*What is needed*
The line holding "var binTime = 200;" is the last one to output; start at the first line of the data, keep every line in between exactly, and leave out pictures.

_ _ _ _

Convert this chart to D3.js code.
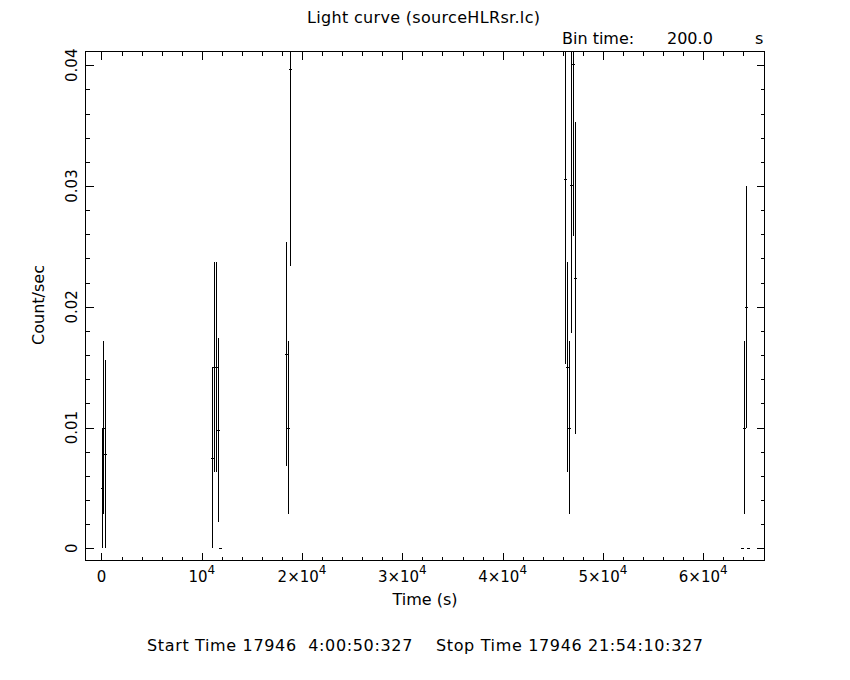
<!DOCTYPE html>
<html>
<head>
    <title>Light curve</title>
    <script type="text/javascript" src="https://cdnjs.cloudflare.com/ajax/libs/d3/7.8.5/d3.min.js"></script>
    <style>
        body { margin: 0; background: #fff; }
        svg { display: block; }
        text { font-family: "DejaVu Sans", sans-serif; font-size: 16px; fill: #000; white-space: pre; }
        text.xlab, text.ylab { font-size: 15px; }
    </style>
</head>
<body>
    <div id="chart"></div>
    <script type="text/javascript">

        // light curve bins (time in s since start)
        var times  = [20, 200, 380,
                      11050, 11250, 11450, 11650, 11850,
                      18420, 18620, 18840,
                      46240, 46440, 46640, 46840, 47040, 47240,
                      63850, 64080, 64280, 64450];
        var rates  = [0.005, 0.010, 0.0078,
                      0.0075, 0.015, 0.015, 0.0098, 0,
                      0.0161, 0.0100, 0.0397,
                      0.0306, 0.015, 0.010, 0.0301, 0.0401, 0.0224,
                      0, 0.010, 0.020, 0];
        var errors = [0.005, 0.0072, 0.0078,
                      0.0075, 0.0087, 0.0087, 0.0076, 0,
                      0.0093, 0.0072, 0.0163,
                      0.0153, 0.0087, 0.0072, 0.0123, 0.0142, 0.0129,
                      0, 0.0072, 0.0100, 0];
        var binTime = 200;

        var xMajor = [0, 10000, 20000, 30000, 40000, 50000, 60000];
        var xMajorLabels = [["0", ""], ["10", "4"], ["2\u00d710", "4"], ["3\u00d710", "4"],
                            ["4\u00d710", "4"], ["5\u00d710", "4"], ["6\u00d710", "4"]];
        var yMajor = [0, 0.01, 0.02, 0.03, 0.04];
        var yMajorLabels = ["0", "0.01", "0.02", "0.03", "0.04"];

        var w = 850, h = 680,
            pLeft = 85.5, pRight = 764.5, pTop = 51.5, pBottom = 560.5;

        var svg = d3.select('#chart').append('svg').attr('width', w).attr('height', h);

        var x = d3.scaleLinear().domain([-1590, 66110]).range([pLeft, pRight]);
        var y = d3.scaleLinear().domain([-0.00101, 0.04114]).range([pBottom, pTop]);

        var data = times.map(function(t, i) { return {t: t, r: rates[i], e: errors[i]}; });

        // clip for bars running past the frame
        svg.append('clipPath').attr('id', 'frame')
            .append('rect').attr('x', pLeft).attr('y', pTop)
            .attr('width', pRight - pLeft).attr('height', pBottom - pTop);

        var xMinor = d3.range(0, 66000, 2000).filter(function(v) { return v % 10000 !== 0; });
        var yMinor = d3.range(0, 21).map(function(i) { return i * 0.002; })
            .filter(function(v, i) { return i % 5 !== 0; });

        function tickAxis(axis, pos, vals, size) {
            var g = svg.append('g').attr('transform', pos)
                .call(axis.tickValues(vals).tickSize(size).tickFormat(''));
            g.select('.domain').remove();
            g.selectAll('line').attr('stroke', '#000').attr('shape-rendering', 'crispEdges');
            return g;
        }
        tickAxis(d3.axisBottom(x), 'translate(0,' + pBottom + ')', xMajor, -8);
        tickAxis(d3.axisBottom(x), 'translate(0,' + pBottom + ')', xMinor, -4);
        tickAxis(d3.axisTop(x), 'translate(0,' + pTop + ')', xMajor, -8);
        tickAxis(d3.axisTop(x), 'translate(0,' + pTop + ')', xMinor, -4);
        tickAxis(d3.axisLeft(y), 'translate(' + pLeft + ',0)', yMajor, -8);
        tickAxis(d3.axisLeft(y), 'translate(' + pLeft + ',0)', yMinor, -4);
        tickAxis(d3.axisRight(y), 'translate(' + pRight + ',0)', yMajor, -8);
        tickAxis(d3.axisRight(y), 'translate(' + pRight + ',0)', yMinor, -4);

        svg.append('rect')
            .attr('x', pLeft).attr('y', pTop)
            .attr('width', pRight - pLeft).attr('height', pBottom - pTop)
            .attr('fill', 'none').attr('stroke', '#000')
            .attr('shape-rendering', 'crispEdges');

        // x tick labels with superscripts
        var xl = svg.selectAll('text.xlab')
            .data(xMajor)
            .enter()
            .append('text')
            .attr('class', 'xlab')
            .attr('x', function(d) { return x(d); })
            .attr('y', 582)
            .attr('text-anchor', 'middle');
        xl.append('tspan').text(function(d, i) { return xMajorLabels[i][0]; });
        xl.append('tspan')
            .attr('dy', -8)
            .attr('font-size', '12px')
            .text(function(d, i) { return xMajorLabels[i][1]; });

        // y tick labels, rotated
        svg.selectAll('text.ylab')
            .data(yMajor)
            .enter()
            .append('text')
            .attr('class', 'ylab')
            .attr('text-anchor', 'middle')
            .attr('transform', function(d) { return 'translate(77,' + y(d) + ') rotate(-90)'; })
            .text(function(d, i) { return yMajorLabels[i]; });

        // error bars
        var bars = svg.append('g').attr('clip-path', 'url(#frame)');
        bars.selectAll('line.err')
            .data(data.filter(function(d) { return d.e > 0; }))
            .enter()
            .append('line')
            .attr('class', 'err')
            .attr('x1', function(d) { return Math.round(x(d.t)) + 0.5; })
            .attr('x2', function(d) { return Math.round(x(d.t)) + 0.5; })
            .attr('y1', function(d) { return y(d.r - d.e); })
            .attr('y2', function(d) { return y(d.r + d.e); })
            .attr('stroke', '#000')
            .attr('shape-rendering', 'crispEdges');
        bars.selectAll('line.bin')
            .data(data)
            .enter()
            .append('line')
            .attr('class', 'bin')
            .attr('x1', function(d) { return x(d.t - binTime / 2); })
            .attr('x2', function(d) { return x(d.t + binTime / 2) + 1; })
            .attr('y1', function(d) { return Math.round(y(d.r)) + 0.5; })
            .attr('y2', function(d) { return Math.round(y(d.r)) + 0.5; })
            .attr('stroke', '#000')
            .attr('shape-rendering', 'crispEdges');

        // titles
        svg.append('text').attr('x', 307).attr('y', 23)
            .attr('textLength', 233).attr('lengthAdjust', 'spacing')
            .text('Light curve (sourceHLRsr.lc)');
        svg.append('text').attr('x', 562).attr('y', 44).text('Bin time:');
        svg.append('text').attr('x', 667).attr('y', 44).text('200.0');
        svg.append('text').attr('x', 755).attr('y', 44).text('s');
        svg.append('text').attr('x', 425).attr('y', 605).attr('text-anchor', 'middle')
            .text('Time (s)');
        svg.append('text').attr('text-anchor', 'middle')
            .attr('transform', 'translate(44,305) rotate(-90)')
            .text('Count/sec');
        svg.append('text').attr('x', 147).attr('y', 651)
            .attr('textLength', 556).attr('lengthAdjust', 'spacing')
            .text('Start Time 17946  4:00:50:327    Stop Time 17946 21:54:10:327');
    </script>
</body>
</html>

_ _ _ _

*Output below*
Convert this chart to D3.js code.
<!DOCTYPE html>
<html>
<head>
    <title>Light curve</title>
    <script type="text/javascript" src="https://cdnjs.cloudflare.com/ajax/libs/d3/7.8.5/d3.min.js"></script>
    <style>
        body { margin: 0; background: #fff; }
        svg { display: block; }
        text { font-family: "DejaVu Sans", sans-serif; font-size: 16px; fill: #000; white-space: pre; }
        text.xlab, text.ylab { font-size: 15px; }
    </style>
</head>
<body>
    <div id="chart"></div>
    <script type="text/javascript">

        // light curve bins (time in s since start)
        var times  = [20, 200, 380,
                      11050, 11250, 11450, 11650, 11850,
                      18420, 18620, 18840,
                      46240, 46440, 46640, 46840, 47040, 47240,
                      63850, 64080, 64280, 64450];
        var rates  = [0.005, 0.010, 0.0078,
                      0.0075, 0.015, 0.015, 0.0098, 0,
                      0.0161, 0.0100, 0.0397,
                      0.0306, 0.015, 0.010, 0.0301, 0.0401, 0.0224,
                      0, 0.010, 0.020, 0];
        var errors = [0.005, 0.0072, 0.0078,
                      0.0075, 0.0087, 0.0087, 0.0076, 0,
                      0.0093, 0.0072, 0.0163,
                      0.0153, 0.0087, 0.0072, 0.0123, 0.0142, 0.0129,
                      0, 0.0072, 0.0100, 0];
        var binTime = 200;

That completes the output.